The Italy-based luxury clothing company has pulled the item off shelves and apologized, but fellow rappers T.I. and Soulja Boy have said they are boycotting Gucci nonetheless.

READ MORE: Soulja Boy demands an apology from Gucci, “I feel disrespected.”

Kodak Black, whose given name is Bill Kapri, says leave him out of this.

“See my little Gucci clothes that I bought?” he said on Instagram Live. “And I’ma wear it. I’m black, right? And I’m thug to the bone, right? … But sometimes Black people do be reaching for like no reason – just be reaching.”

He went on, “Them people ain’t do nothing. … Them people just had a little ski mask. There’s all kinds of ski masks in the world.”

https://twitter.com/UpdatesCulture/status/1095371626911285248

READ MORE: In wake of blackface scandals, Spike Lee calls for boycott of Prada, Gucci

The Culture Update posted the Instagram Live video on Twitter, prompting followers to condemn Kodak Black for his decision.

Posted @Silverson81, or Silverson, “Kodak Black is seriously misguided and undereducated in terms of Black history.”

The Gucci controversy is one of a series of such events to unfold in recent weeks involving blackface, a practice that some historians argue dates as far back as the European Renaissance, and evolved in America during slavery and Jim Crow eras to demean Black people.

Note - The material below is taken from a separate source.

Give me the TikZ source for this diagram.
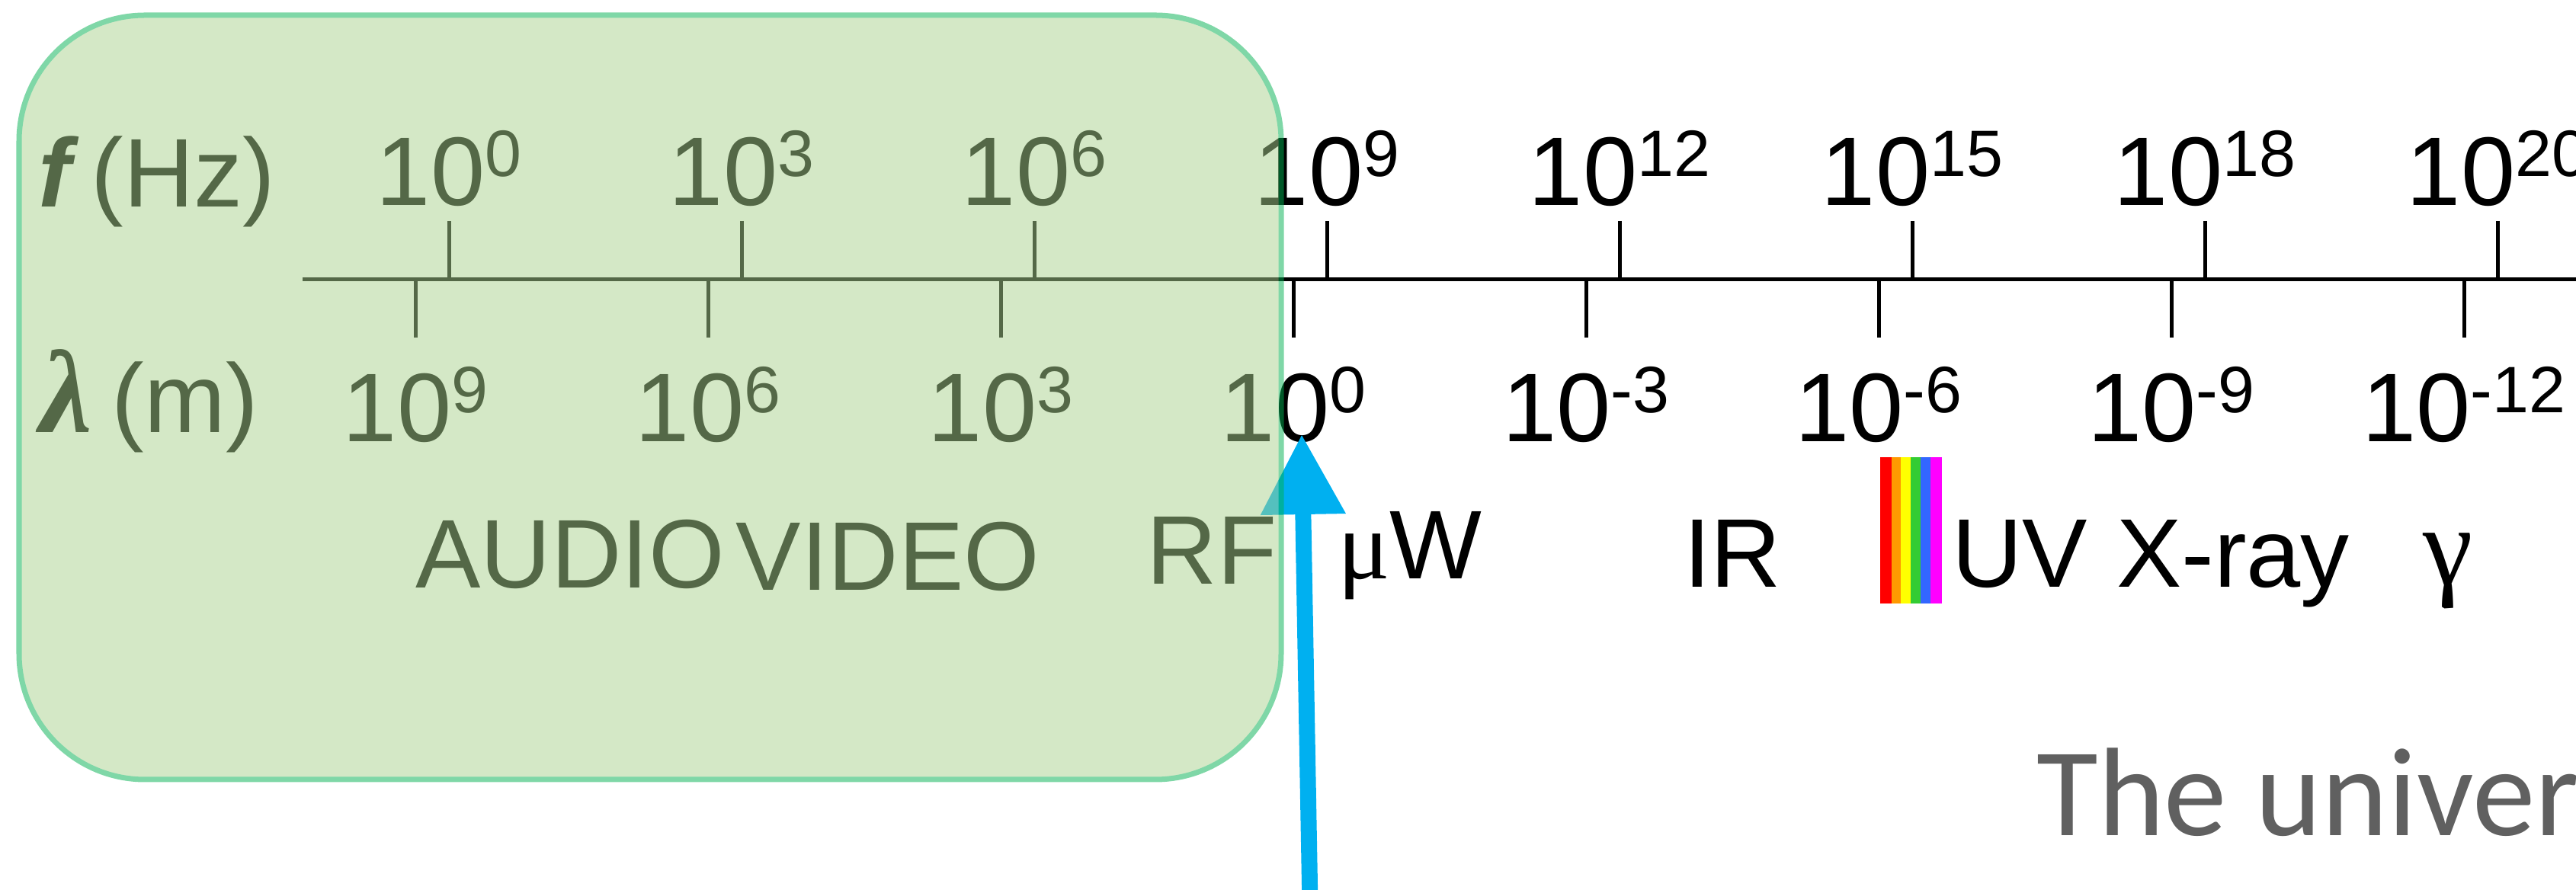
\documentclass[tikz,border=0pt]{standalone}
\usepackage{amsmath}
\usepackage{fontspec}
\usepackage{xcolor}
\usepackage{tikz}
\usetikzlibrary{arrows.meta}
\setmainfont{Liberation Sans}
\newfontfamily\slidefont{Carlito}
\newfontfamily\greekfont{Liberation Serif}
\definecolor{emBandFill}{HTML}{A9D18E}
\definecolor{emBandEdge}{HTML}{00B050}
\definecolor{emBlue}{HTML}{00B0F0}
\definecolor{emGray}{HTML}{606060}
\definecolor{emRed}{HTML}{FF0000}
\definecolor{emOrange}{HTML}{FF9900}
\definecolor{emYellow}{HTML}{FFFF00}
\definecolor{emGreen}{HTML}{33CC33}
\definecolor{emBlueV}{HTML}{3366FF}
\definecolor{emMagenta}{HTML}{FF00FF}
\newcommand{\pten}[1]{10\raisebox{0.3em}{\fontsize{24.5}{26}\selectfont #1}}

\begin{document}
\begin{tikzpicture}[
    x=0.01cm, y=-0.01cm,
    font=\fontsize{36.4}{42}\selectfont,
    axisline/.style={line width=0.05cm, draw=black},
    tickmark/.style={line width=0.05cm, draw=black},
    decade/.style={anchor=base, inner sep=0pt},
    unitlbl/.style={anchor=base west, inner sep=0pt},
    bandlbl/.style={anchor=base, inner sep=0pt},
    ptr/.style={-{Triangle[length=1.05cm, width=1.06cm]}, line width=0.21cm,
                draw=emBlue},
    lowband/.style={fill=emBandFill, draw=emBandEdge, line width=0.07cm,
                rounded corners=1.65cm},
    slidetitle/.style={anchor=base west, inner sep=0pt, text=emGray,
                font=\slidefont\fontsize{47}{52}\selectfont}
]
\useasboundingbox (0,0) rectangle (3380,1168);

% --- Axis with the two rows of decade ticks.
\coordinate (axL) at (397,367);
\coordinate (axR) at (3380,367);
\draw[axisline] (axL) -- (axR);

\node[unitlbl] (fHz) at (50,272) {\textbf{\textit{f}}\hspace{0.12em}(Hz)};
\node[unitlbl] (lamM) at (52,568)
    {{\greekfont\bfseries\itshape\fontsize{44}{46}\selectfont λ}\hspace{0.2em}(m)};

\foreach \e [count=\i from 0] in {0,3,6,9,12,15,18,20} {
    \pgfmathsetmacro{\xf}{589+384*\i}
    \draw[tickmark] (\xf,290) -- (\xf,367);
    \node[decade] (f\i) at (\xf,270) {\pten{\e}};
}
\foreach \e [count=\i from 0] in {9,6,3,0,-3,-6,-9,-12} {
    \pgfmathsetmacro{\xw}{545+384*\i}
    \draw[tickmark] (\xw,367) -- (\xw,443);
    \node[decade] (w\i) at (\xw,580) {\pten{\e}};
}

% --- Band names under the axis.
\node[bandlbl] (audio) at (748,772)  {AUDIO};
\node[bandlbl] (video) at (1165,775) {VIDEO};
\node[bandlbl] (rf)    at (1590,767) {RF};
\node[bandlbl] (mw)    at (1850,760) {{\greekfont μ}W};
\node[bandlbl] (ir)    at (2273,771) {IR};
\node[bandlbl] (uv)    at (2650,771) {UV};
\node[bandlbl] (xray)  at (2930,771) {X-ray};
\node[bandlbl] (gam)   at (3212,768) {{\greekfont\fontsize{42}{44}\selectfont γ}};

% --- Visible light strip.
\fill[emRed]     (2467,600) rectangle (2482,792);
\fill[emOrange]  (2482,600) rectangle (2494,792);
\fill[emYellow]  (2494,600) rectangle (2507,792);
\fill[emGreen]   (2507,600) rectangle (2520,792);
\fill[emBlueV]   (2520,600) rectangle (2533,792);
\fill[emMagenta] (2533,600) rectangle (2548,792);

\node[slidetitle] (title) at (2672,1097) {The univer};

% --- Pointer up to 10^0 m.
\coordinate (ptrS) at (1719,1190);
\coordinate (ptrT) at (1708,570);
\draw[ptr] (ptrS) -- (ptrT);

% --- Translucent box over the low-frequency end.
\begin{scope}[transparency group, opacity=0.5]
\draw[lowband] (25,20) rectangle (1681,1023);
\end{scope}

\end{tikzpicture}
\end{document}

Singer Katy Perry apologized for and pulled shoes from stores that appeared to sport blackface and Prada did the same for trinkets sold in its stores that resembled blackface. Virginia Gov. Ralph Northam and Virginia Attorney General Mark Herring both have admitted to wearing blackface in the past and some of their constituents are calling on them to step down.